The WSWA said the number of states considering the legislation has ‘dwindled year after year’, with only seven introducing new DTC spirits privileges in 2023. The states were: Delaware, Hawaii, Iowa, Massachusetts, New York, Texas, and Vermont.

Sovos response

In response to the WSWA’s declarations, Sovos said it had commissioned The Harris Poll to conduct polls for its report, calling it a ‘statistically valid survey of regular craft spirits drinkers, which are clearly defined as US adults aged 21-plus who drink craft spirits once a month or more often’.

Alex Koral, regulatory general counsel, Sovos ShipCompliant, said in the 15-plus years since the Granholm v Heald court case resulted in DTC wine shipping, states have “set forth a bevy of regulations, establishing a well-regulated channel”.

“It’s the states that determine which entities – producers, retailers, importers, etc – may or may not ship into their state and under what conditions,” Koral said. “Wineries and other shippers have readily complied with these rules around licencing, age verification, volume limits, and of course taxes – to the tune of hundreds of millions of dollars added to state coffers since the market was established.

“At the same time the DTC wine shipping market has emerged, wholesalers have continued to prosper and thrive. The two channels are complementary, with a presence in one strengthening producers’ success in the other.

“We recognise the current restrictions on spirits DTC shipping and outline them in our report.”

Koral noted that the value of distributors is clear and simultaneously the survey “clearly shows there is more room for the craft spirits industry to grow” and follow the wine industry in creating a “successful and compliant DTC shipping channel”.

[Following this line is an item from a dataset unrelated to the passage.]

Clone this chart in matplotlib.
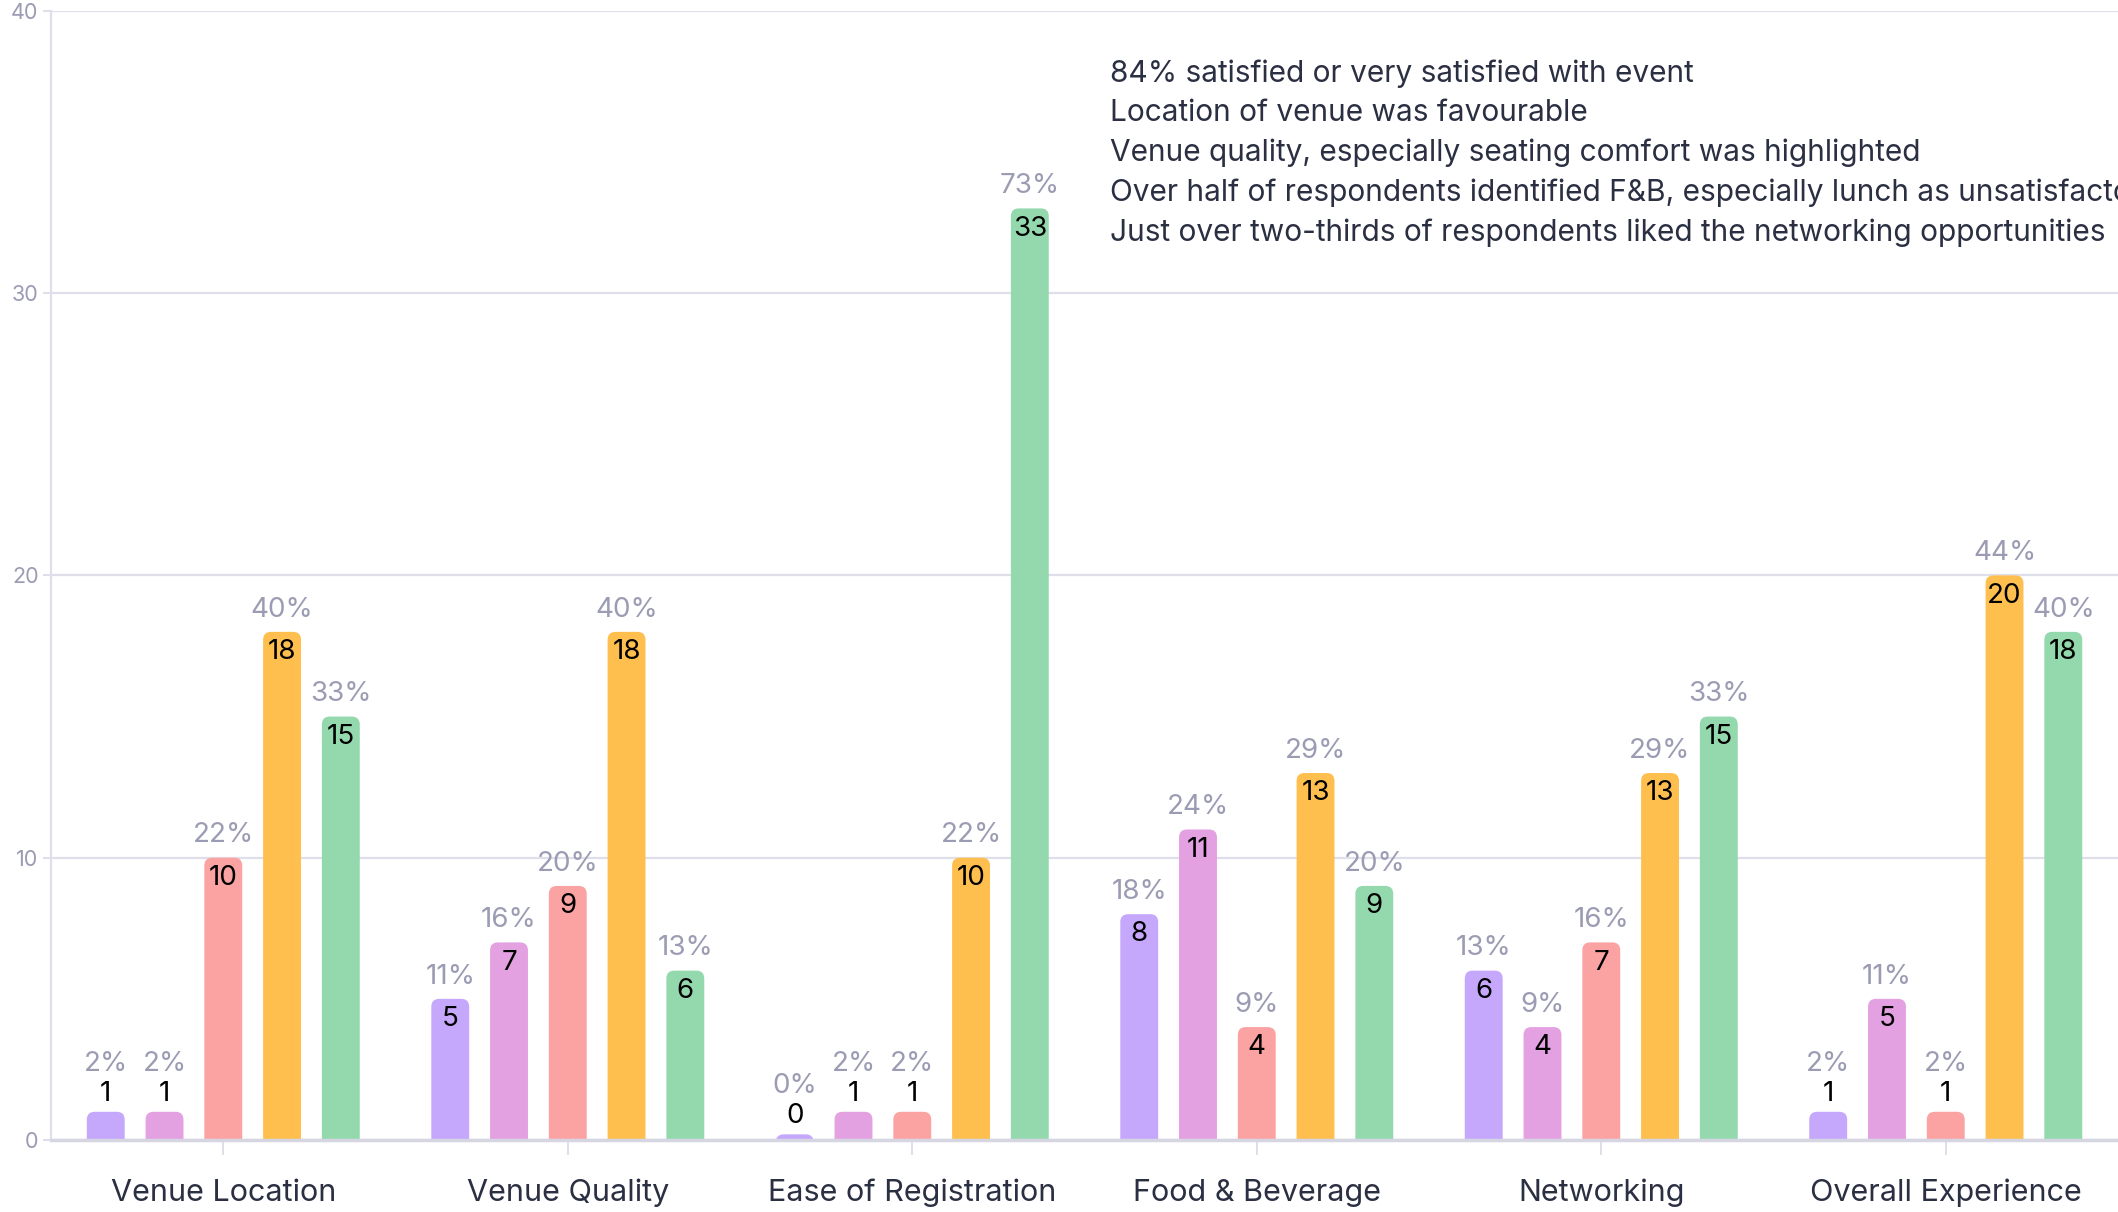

ACSA: ‘everyone wins’ with DTC

The ACSA said the report ‘underscores the wish of craft spirits consumers who clearly would like additional channels to purchase premium spirits’.

The statement continued: “We are not trying to mislead anyone. The fact is that there are well over 125,000 spirits products approved by the TTB [Alcohol and Tobacco Tax and Trade Bureau]. Distributors and retailers cannot conceivably carry all of these products. This fact, along with continued consolidation of the wholesaler tier, where according to Shanken’s Impact Newsletter, indicates the top 10 wholesalers account for over 75% of all wine and spirit brands distributed across the country.”

The ACSA noted that the top two wholesalers in the US distribute more than 50% of all wine and spirits brands, which makes it ‘increasingly more difficult for craft spirits suppliers to access markets for new products’.

“This is one reason why ACSA’s 2022 Craft Spirits Data Project indicates that up to 90% of all craft spirits products are sold within the home state of a distillery,” the statement said.

“As WSWA should know by reading the report, coupled with their own experience with DTC for wine, DTC is an important step in the evolution of the spirits marketplace: distilled spirits consumers want it, distillers of all sizes need it, and everyone wins with it, including WSWA’s own members.”